● SHORT TASK: Quote the data exactly, first line to the line containing "0.579,0.557,0.520,0.470,0.408,0.337,0.258,0.174,0.087,0];", with no pictures.

***** AVAILABLE RECORDS

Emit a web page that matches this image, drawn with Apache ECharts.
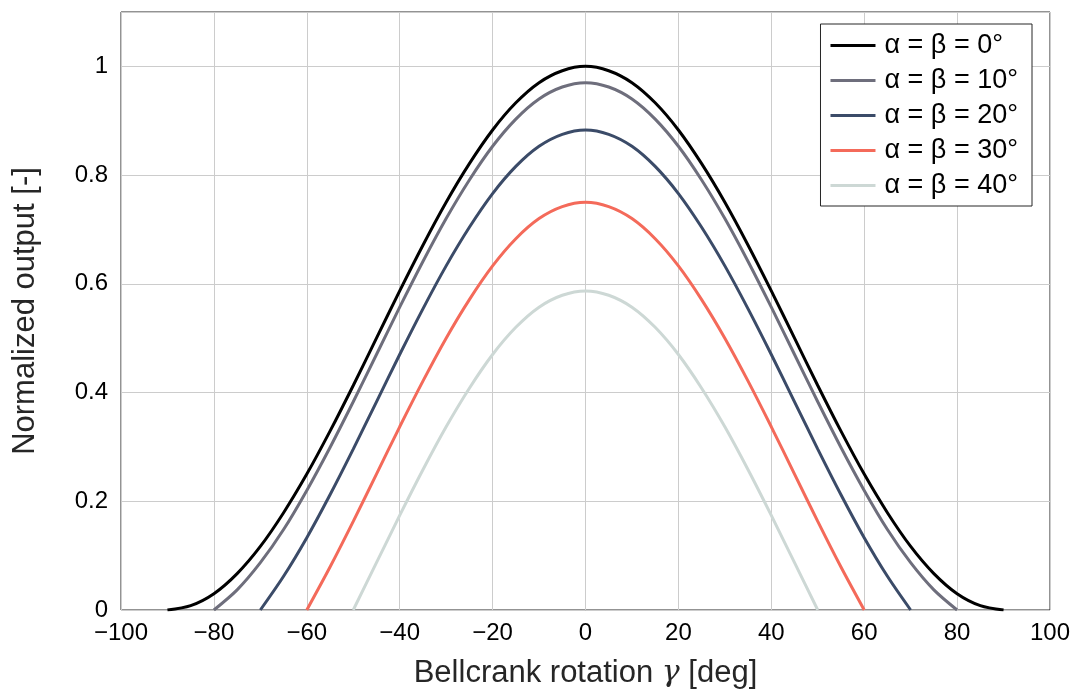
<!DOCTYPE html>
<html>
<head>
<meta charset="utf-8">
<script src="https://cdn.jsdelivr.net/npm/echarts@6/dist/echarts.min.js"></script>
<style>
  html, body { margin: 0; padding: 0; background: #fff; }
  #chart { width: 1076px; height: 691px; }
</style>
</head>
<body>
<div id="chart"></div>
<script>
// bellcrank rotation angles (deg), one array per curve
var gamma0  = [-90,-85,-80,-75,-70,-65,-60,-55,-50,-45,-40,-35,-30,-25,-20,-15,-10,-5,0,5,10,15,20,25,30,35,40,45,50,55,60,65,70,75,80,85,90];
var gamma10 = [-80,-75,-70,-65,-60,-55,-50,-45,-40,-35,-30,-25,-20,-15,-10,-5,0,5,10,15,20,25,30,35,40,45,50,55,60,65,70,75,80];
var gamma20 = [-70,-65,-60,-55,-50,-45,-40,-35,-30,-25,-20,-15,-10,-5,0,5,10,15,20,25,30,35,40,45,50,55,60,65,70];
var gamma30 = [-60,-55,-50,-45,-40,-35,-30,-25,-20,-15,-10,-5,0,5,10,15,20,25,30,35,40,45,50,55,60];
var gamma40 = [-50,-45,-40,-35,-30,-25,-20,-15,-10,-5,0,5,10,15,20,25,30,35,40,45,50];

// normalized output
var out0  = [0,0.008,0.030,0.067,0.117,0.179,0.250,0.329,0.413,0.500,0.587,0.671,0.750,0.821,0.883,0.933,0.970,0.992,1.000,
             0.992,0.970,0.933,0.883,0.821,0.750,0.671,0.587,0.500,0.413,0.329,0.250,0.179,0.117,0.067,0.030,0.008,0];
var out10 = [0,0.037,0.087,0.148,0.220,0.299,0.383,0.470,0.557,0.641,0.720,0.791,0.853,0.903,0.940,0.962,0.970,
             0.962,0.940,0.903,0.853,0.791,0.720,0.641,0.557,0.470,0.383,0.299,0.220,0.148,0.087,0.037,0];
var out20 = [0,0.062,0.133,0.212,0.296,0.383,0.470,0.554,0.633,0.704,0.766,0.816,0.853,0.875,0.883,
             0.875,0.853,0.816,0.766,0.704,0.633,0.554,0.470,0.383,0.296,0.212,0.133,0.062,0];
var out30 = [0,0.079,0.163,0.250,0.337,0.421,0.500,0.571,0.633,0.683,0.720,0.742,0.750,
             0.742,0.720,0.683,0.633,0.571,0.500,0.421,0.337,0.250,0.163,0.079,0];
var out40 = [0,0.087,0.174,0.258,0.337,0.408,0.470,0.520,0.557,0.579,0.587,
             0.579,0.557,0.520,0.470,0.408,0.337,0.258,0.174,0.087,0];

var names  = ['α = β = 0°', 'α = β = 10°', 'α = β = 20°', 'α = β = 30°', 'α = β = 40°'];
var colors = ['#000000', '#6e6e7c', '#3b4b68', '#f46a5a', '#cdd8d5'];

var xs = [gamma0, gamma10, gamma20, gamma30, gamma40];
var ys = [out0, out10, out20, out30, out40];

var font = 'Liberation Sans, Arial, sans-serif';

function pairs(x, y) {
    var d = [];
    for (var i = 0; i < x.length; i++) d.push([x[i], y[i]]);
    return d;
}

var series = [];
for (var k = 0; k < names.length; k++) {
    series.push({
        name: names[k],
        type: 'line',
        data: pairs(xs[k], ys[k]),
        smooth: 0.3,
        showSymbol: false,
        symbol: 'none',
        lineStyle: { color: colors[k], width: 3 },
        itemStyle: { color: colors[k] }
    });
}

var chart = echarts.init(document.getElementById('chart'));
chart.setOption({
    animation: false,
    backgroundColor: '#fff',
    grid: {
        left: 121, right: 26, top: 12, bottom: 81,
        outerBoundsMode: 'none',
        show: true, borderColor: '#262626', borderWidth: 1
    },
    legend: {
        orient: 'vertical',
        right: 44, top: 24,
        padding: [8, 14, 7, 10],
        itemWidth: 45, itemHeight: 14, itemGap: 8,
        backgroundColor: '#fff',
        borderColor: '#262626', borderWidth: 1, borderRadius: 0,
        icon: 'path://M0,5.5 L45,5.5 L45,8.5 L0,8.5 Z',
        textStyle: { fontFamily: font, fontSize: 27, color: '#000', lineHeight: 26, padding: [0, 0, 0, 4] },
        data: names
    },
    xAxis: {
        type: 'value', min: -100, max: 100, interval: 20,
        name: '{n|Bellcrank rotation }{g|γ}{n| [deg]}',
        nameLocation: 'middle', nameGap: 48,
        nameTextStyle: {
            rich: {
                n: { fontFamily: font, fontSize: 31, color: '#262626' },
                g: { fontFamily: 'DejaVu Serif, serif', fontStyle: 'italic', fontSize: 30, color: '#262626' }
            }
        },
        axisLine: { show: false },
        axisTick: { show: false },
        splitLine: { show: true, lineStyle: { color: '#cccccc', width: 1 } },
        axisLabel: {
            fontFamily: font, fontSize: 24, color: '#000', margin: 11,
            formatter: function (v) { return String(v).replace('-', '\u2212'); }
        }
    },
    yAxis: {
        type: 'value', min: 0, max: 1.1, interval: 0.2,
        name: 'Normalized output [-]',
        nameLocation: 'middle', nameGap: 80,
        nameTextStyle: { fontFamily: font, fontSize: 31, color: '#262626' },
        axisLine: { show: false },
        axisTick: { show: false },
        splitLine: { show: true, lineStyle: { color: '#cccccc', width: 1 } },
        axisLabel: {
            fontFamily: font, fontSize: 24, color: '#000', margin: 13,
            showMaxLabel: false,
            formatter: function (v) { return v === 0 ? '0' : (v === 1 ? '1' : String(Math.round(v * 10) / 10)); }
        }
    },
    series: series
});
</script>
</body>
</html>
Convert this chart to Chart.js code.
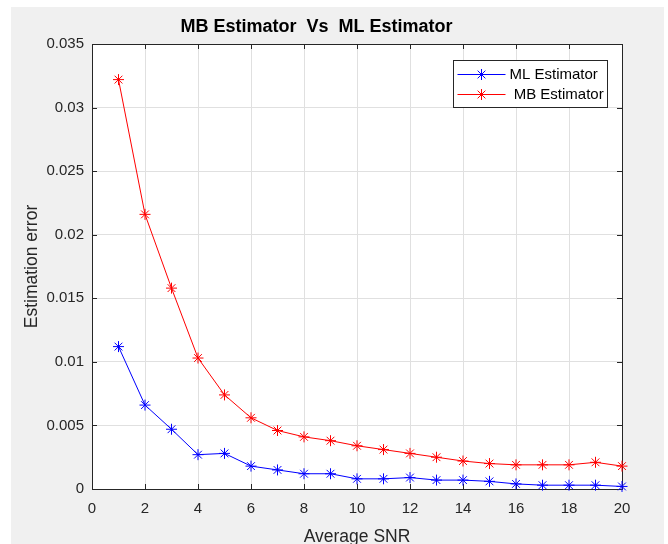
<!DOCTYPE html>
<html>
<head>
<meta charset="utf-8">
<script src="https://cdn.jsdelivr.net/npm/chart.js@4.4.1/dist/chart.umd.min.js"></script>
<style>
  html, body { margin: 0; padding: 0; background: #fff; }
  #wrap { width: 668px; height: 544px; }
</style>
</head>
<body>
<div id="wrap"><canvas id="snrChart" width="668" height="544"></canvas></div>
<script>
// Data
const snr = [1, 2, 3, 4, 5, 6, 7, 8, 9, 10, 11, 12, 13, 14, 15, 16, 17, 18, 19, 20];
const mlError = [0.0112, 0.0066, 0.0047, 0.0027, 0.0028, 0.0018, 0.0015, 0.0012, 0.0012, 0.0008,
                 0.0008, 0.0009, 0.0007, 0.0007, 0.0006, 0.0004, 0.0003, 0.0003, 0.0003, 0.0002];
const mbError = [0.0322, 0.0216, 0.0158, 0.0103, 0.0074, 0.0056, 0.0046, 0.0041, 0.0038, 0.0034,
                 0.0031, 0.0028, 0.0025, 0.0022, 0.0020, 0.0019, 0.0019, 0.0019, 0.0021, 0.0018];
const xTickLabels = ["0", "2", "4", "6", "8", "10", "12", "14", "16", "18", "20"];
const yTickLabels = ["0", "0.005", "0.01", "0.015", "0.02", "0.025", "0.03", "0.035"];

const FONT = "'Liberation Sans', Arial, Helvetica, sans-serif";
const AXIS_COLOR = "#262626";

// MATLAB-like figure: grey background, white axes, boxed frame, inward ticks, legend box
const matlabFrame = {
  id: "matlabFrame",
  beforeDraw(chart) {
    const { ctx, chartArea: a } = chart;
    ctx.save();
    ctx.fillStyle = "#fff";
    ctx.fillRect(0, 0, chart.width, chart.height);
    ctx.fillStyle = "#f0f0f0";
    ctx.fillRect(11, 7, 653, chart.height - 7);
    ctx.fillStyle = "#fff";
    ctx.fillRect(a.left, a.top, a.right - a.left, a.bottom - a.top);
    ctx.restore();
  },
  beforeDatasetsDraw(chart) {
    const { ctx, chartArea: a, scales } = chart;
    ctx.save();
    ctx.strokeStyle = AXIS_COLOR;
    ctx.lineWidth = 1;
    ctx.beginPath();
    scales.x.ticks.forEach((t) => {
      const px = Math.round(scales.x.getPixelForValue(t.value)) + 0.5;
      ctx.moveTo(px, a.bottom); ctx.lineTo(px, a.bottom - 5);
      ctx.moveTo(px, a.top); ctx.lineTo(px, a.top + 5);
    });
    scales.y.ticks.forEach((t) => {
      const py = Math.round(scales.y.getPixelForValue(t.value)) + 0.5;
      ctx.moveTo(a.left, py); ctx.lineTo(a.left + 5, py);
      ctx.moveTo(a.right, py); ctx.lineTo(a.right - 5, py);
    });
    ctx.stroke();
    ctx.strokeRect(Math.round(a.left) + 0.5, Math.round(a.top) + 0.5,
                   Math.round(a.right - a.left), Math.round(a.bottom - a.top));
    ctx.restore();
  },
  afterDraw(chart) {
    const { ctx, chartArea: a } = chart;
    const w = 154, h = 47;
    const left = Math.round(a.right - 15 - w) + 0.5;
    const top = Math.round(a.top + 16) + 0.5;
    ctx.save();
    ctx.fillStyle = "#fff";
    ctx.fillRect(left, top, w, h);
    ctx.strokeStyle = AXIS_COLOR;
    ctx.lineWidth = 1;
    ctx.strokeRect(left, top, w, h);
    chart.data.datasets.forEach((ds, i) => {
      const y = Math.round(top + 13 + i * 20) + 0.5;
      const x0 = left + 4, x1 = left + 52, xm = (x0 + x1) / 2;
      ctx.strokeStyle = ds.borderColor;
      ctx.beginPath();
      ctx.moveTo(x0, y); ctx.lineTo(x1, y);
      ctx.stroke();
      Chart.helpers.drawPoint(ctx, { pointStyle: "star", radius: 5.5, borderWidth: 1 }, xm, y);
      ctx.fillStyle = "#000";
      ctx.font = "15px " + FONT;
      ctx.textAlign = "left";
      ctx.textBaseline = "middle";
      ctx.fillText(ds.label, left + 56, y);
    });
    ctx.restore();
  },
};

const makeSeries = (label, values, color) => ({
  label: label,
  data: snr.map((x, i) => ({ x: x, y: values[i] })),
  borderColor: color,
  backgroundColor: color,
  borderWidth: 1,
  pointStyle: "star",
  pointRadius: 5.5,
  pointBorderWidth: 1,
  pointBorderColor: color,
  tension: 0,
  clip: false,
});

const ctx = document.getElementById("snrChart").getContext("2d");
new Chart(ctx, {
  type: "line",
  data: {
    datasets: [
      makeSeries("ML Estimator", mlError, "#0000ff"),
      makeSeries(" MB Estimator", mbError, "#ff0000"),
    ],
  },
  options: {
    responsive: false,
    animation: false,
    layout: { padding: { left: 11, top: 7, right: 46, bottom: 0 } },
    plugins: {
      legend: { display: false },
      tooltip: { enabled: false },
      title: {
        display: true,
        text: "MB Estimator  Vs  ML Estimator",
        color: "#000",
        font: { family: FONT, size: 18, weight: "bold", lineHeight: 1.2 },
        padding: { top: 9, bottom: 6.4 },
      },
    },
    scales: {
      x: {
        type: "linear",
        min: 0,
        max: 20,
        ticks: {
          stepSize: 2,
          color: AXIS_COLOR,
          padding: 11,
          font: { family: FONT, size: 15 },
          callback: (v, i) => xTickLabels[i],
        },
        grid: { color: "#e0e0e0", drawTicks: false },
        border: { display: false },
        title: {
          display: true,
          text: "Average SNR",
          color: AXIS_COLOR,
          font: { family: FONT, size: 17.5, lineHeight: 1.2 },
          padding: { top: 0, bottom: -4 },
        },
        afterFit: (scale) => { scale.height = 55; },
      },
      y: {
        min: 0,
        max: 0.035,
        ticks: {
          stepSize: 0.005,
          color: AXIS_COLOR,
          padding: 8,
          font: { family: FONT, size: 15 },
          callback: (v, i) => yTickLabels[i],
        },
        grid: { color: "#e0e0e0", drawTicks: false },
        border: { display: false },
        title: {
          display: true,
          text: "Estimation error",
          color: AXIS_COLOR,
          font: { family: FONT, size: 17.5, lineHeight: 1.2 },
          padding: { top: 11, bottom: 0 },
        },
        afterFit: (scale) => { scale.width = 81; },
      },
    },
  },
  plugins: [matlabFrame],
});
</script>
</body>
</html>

**********

● EXERCISE RESULT:
Emit a web page that matches this image, drawn with Apache ECharts.
<!DOCTYPE html>
<html>
<head>
<meta charset="utf-8">
<script src="https://cdn.jsdelivr.net/npm/echarts@6/dist/echarts.min.js"></script>
<style>
  html, body { margin: 0; padding: 0; background: #fff; }
  #chart { width: 1076px; height: 691px; }
</style>
</head>
<body>
<div id="chart"></div>
<script>
// bellcrank rotation angles (deg), one array per curve
var gamma0  = [-90,-85,-80,-75,-70,-65,-60,-55,-50,-45,-40,-35,-30,-25,-20,-15,-10,-5,0,5,10,15,20,25,30,35,40,45,50,55,60,65,70,75,80,85,90];
var gamma10 = [-80,-75,-70,-65,-60,-55,-50,-45,-40,-35,-30,-25,-20,-15,-10,-5,0,5,10,15,20,25,30,35,40,45,50,55,60,65,70,75,80];
var gamma20 = [-70,-65,-60,-55,-50,-45,-40,-35,-30,-25,-20,-15,-10,-5,0,5,10,15,20,25,30,35,40,45,50,55,60,65,70];
var gamma30 = [-60,-55,-50,-45,-40,-35,-30,-25,-20,-15,-10,-5,0,5,10,15,20,25,30,35,40,45,50,55,60];
var gamma40 = [-50,-45,-40,-35,-30,-25,-20,-15,-10,-5,0,5,10,15,20,25,30,35,40,45,50];

// normalized output
var out0  = [0,0.008,0.030,0.067,0.117,0.179,0.250,0.329,0.413,0.500,0.587,0.671,0.750,0.821,0.883,0.933,0.970,0.992,1.000,
             0.992,0.970,0.933,0.883,0.821,0.750,0.671,0.587,0.500,0.413,0.329,0.250,0.179,0.117,0.067,0.030,0.008,0];
var out10 = [0,0.037,0.087,0.148,0.220,0.299,0.383,0.470,0.557,0.641,0.720,0.791,0.853,0.903,0.940,0.962,0.970,
             0.962,0.940,0.903,0.853,0.791,0.720,0.641,0.557,0.470,0.383,0.299,0.220,0.148,0.087,0.037,0];
var out20 = [0,0.062,0.133,0.212,0.296,0.383,0.470,0.554,0.633,0.704,0.766,0.816,0.853,0.875,0.883,
             0.875,0.853,0.816,0.766,0.704,0.633,0.554,0.470,0.383,0.296,0.212,0.133,0.062,0];
var out30 = [0,0.079,0.163,0.250,0.337,0.421,0.500,0.571,0.633,0.683,0.720,0.742,0.750,
             0.742,0.720,0.683,0.633,0.571,0.500,0.421,0.337,0.250,0.163,0.079,0];
var out40 = [0,0.087,0.174,0.258,0.337,0.408,0.470,0.520,0.557,0.579,0.587,
             0.579,0.557,0.520,0.470,0.408,0.337,0.258,0.174,0.087,0];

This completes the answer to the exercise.